Haters di professione? Forse
Sui commenti dei cosiddetti haters, a proposito, c’è chi dice che stia diventando un mestiere. Credi che qualcuno possa essere pagato per commentare?
«Penso di sì. Ci ho lavorato tanto per trovarli ma non sono riuscito a dimostrarlo. Sarebbe un grande scoop poterlo fare».
Quanto guadagna il sito del Fatto
Parliamo un attimo del vostro modello di business. Oltre all’adv sito si finanzia anche grazie alle sottoscrizioni lettori, giusto?

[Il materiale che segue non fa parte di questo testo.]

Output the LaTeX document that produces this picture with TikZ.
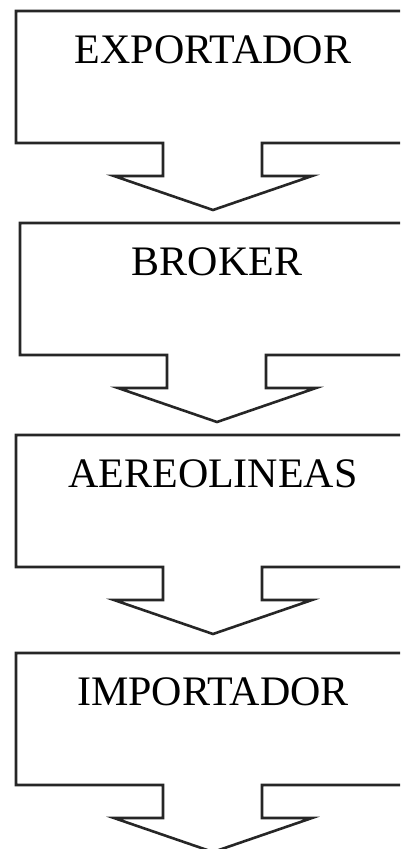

«La sottoscrizione per il web sta andando molto bene. Dal 21 dicembre registriamo una media 35 sostenitori al giorno, se andassimo avanti così per tutto l’anno avrei quasi risolto i miei problemi di bilancio (sorride, ndr)… E comunque in cambio dei loro soldi noi offriamo ai lettori un servizio, come seguire le riunioni di redazione in diretta streaming, partecipando in parte alla creazione del giornale. Le nostre riunioni di redazione non sono censurate, tranne quelle dove vi siano in ballo inchieste rilevanti».
E con la pubblicità quanto incassate?
«Ad oggi raccogliamo poco più di 3 milioni, ci manca un milione per pareggiare i costi».
I blogger, non li pagate, giusto?
«No, non li paghiamo. Anche se mi piacerebbe farlo un giorno, quando saremo in pari, puntare a un revenue share delle entrate pubblicitarie. Certo, molti di loro dopo sono diventati personaggi in questi anni, hanno fatto carriera, ma soprattutto per noi è molto interessante avere punti di vista diversi».
E le loro opinioni sono le opinioni del giornale?
«Le prime due posizioni del blog rappresentano la linea del giornale, ma per il resto c’è davvero pluralità, perché se uno è per la libertà di pensiero non deve solo professarla ma consentirla. Invece molti lettori forse preferirebbero che scrivessimo solo quello che pensano loro».